Cache updates are driven by add, remove, and clear actions encoded as the Kafka message value.
This ensures all instances interpret events consistently.

Adding a Message ID and Broadcasting Event

@Override
public boolean add(String key) {
    if (cache.containsKey(key)) {
        return false;
    } else {
        cache.put(key, key);
        broadcastAction(key, CacheAction.add);
        return true;
    }
}

private void broadcastAction(String key, CacheAction action) {
    producer.send(new ProducerRecord<>(topic, key, action.toString())).get();
}

The add method updates the local cache and synchronously sends an add event to the Kafka topic.
Synchronous send ensures the event is persisted before returning.

Cache Synchronization Subtopic

The **Cache Synchronization** submodule is responsible for maintaining cache consistency between multiple repository instances:

Uses a continuously running TopicPoller thread that polls the Kafka topic for cache mutation events.
On startup, the poller performs a full cache rebuild by consuming from the beginning of the topic.
If configured with startupOnly = false, the poller runs indefinitely to apply incremental updates.
The local cache thus reflects the union of all mutations broadcast by any instance.

Cache Management Subtopic

The **Cache Management** submodule handles:

Cache implementation as an LRU map with configurable maximum size (maxCacheSize).
Methods to add, remove, check, and clear entries in the cache.
Protection against duplicates by checking cache membership before adding.
Metrics to expose cache size and number of sync events processed.
Cache clearing broadcasts a clear event to all instances.

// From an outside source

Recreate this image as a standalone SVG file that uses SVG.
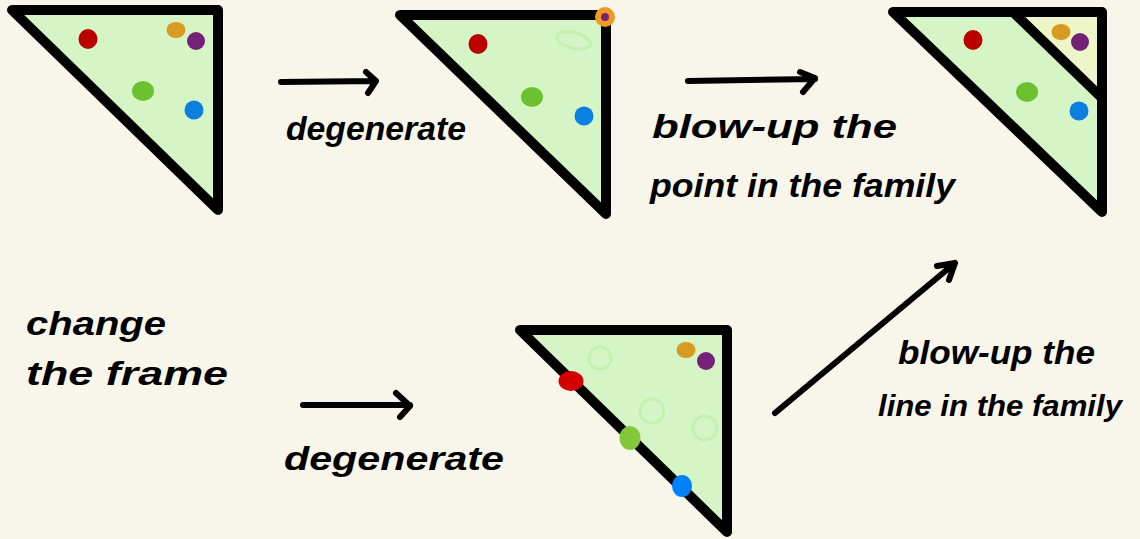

Mermaid Diagram: Cache Synchronization Workflow

sequenceDiagram
    participant InstanceA as Repository Instance A
    participant KafkaTopic as Kafka Topic
    participant InstanceB as Repository Instance B

    Note over InstanceA,KafkaTopic: Startup Sync
    InstanceA->>KafkaTopic: Assign all partitions and seek to beginning
    KafkaTopic-->>InstanceA: Stream all cache mutation events
    InstanceA->>InstanceA: Populate local cache

    Note over InstanceA,KafkaTopic: Adding a Message ID
    InstanceA->>InstanceA: Check cache for key
    alt Key not present
        InstanceA->>InstanceA: Add key to local cache
        InstanceA->>KafkaTopic: Produce 'add' event with key
    else Key present
        InstanceA-->>InstanceA: Return false (duplicate)
    end

    Note over KafkaTopic,InstanceB: Event Propagation
    KafkaTopic-->>InstanceB: Deliver 'add' event with key
    InstanceB->>InstanceB: Update local cache with key

    Note over InstanceB,KafkaTopic: Removing a Message ID
    InstanceB->>InstanceB: Remove key from local cache
    InstanceB->>KafkaTopic: Produce 'remove' event with key

    KafkaTopic-->>InstanceA: Deliver 'remove' event with key
    InstanceA->>InstanceA: Update cache accordingly

This sequence diagram illustrates how multiple instances keep their caches synchronized by consuming and producing cache mutation events on a shared Kafka topic.

Summary

The **Idempotent Consumption** module implements a Kafka-backed idempotent repository that uses a local in-memory cache synchronized across distributed instances via a dedicated Kafka topic. It provides a robust, scalable, and fault-tolerant mechanism to deduplicate messages in distributed Camel routes, leveraging Kafka for persistence and event-driven cache updates. The module supports startup cache warmup and optional background synchronization, ensuring consistent cache state and exactly-once message processing semantics.